Dal punto di vista caratteriale le volpi dell’esperimento di Beljaev e Trut sono un po’ una via di mezzo tra i cani e i gatti: sono più indipendenti e meno socievoli dei cani, ma più pronte a seguire le istruzioni dei gatti, che non si riescono ad addestrare. La cosa più sorprendente però è come in così pochi anni abbiano sviluppato anche alcune caratteristiche fisiche diverse da quelle delle volpi selvatiche, come voleva provare Beljaev: ad esempio, molti esemplari hanno la pelliccia pezzata, cosa che non capita in natura, e alcuni sulla fronte hanno macchie bianche a forma di stella simili a quelle di mucche e cavalli addomesticati. Non è tutto: rispetto ai loro simili selvatici, hanno la coda un po’ più arricciata, le orecchie un po’ più pendule, il mantello un po’ più lungo, il cranio allargato e le ossa delle zampe, la coda e il muso più corti. Infine possono riprodursi due volte all’anno, invece che una come le volpi selvatiche. La teoria di Beljaev dunque è stata confermata.

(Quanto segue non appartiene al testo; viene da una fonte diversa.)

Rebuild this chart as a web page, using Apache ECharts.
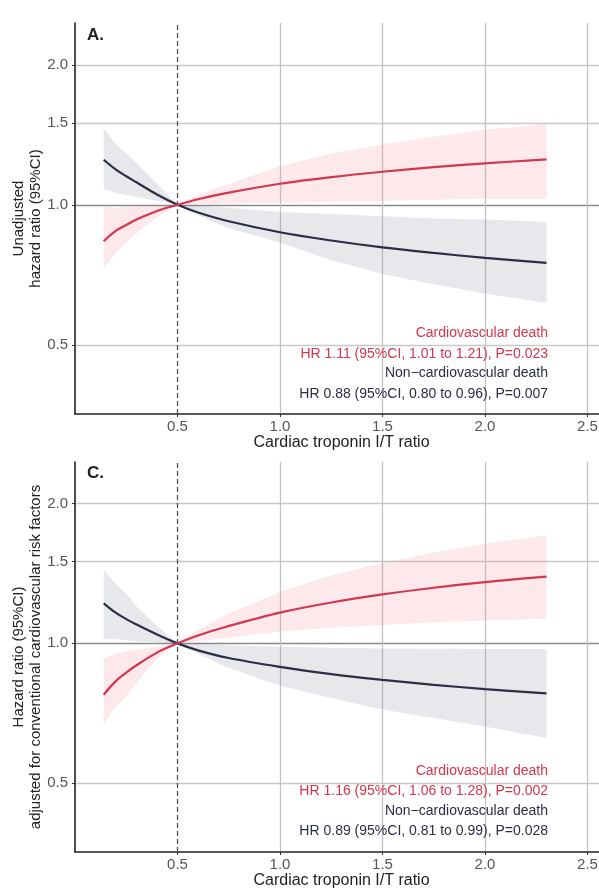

Alcune delle volpi dell’esperimento sono state acquistate dal Judith A. Bassett Canid Education and Conservation Center, una specie di zoo americano in cui le persone possono entrare in contatto e fare passeggiate con le volpi addomesticate. Un giornalista di The Verge ha visitato il centro: in questo video potete vedere come si sono comportate le volpi e anche che faccia aveva Beljaev.

L’ultima cosa che abbiamo imparato dalle volpi di Beljaev
Nel video di The Verge si parla anche di un articolo uscito lo scorso agosto sulla rivista Nature Ecology and Evolution. È il risultato di uno studio fatto sul genoma delle volpi di Novosibirsk da una squadra internazionale di scienziati, tra cui Anna Kukekova, professoressa di etologia alla University of Illinois Urbana-Champaign. Kukekova ha spiegato a The Verge che confrontando il genoma delle volpi addomesticate con quello delle volpi selvatiche è stato possibile individuare circa un centinaio di diverse regioni del codice genetico diverse tra i due tipi di animali. Dato che le volpi di Beljaev sono state selezionate solo in base al comportamento, si può dedurre che in queste regioni ci siano i geni responsabili della mansuetudine: un gene in particolare, il SorCS1.

Poiché i mammiferi hanno gran parte del proprio codice genetico in comune, i risultati dello studio di Kukekova e dei suoi colleghi potrebbero aiutarci a capire quali sono i geni dell’aggressività e della mansuetudine anche in altri animali e forse, in un futuro, permetterci di creare animali nati addomesticati in laboratorio. Scenari fantascientifici a parte, poi, potrebbero aiutare molto la scienza del comportamento degli animali, esseri umani compresi.